Overview: The Resourceful 100

By Elana Varon
Fri, August 15, 2003

CIO — After stocks tumbled and earnings slid three years ago, CIOs took steps to rein in technology spending. They let people go, froze salaries, canceled projects and fired consultants. But those solutions can go only so far before cost-cutting begins to cannibalize essential operations, hurt quality and service levels, and stifle innovation. Tough times demand more than penny-pinching and bullet-biting; they require resourcefulness—creativity combined with a commitment to wring the most value from every IT dollar. From nearly 400 applications, we chose the 100 companies whose resourceful practices have best helped them preserve business-critical IT capabilities and, just as important, invest in new systems to drive efficiency and fuel growth.

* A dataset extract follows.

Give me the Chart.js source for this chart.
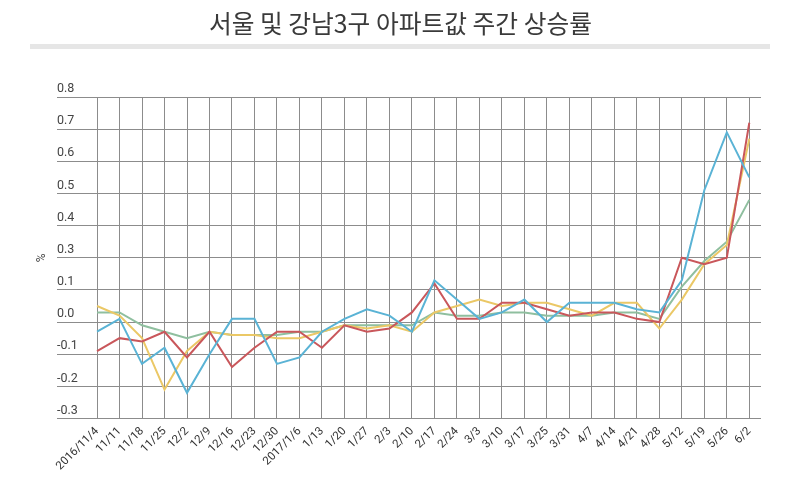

"It’s really easy when you’re under cost pressure to adopt a don’t-do-anything, slash-and-burn sort of approach," says Doug Busch, vice president and CIO of honoree Intel. But the resourceful approach is not just to cut costs but to become better by improving efficiency without compromising quality. Busch is systematically reducing IT costs while improving services. His goal is to cut his costs per unit of service in half, which allows the savings to fund new initiatives, such as providing wireless laptops to improve employee productivity.

This redistribution of funds carved out of fixed costs is a common theme among the Resourceful 100 honorees, which represent more than a dozen major private-sector industries, nonprofits, government agencies and the military. They range from small startups, such as fuel-cell maker Plug Power, to multinationals, such as Procter & Gamble. Other hallmarks of the Resourceful 100: They routinely cultivate creative ideas for system reuse. They build adaptable and flexible staffing models and make thoughtful sourcing choices. They continuously improve the quality of their software development and project management. They add rigor to their decision making and build win-win partnerships.

And they do it all with alacrity—80 percent of our honorees routinely get a resourceful idea off the drawing board in three months or less, according to "The CIO 100 Honoree Survey." (Full results are online at www.cio.com/cio100.) Financial necessity may be the mother of cost-control invention, but in the most resourceful companies, managing IT staff and assets more effectively isn’t defined solely by business conditions. For our honorees, resourcefulness transcends the state of the economy. Resourcefulness is an ethos, a guiding principle for a corporate culture that continually questions whether there is still more value to be gained and more and ever smarter ways to invest precious assets. To sustain this principle in both bad times and good, 87 percent of our chosen companies rely on repeatable, often formalized processes to identify and implement resourceful ideas.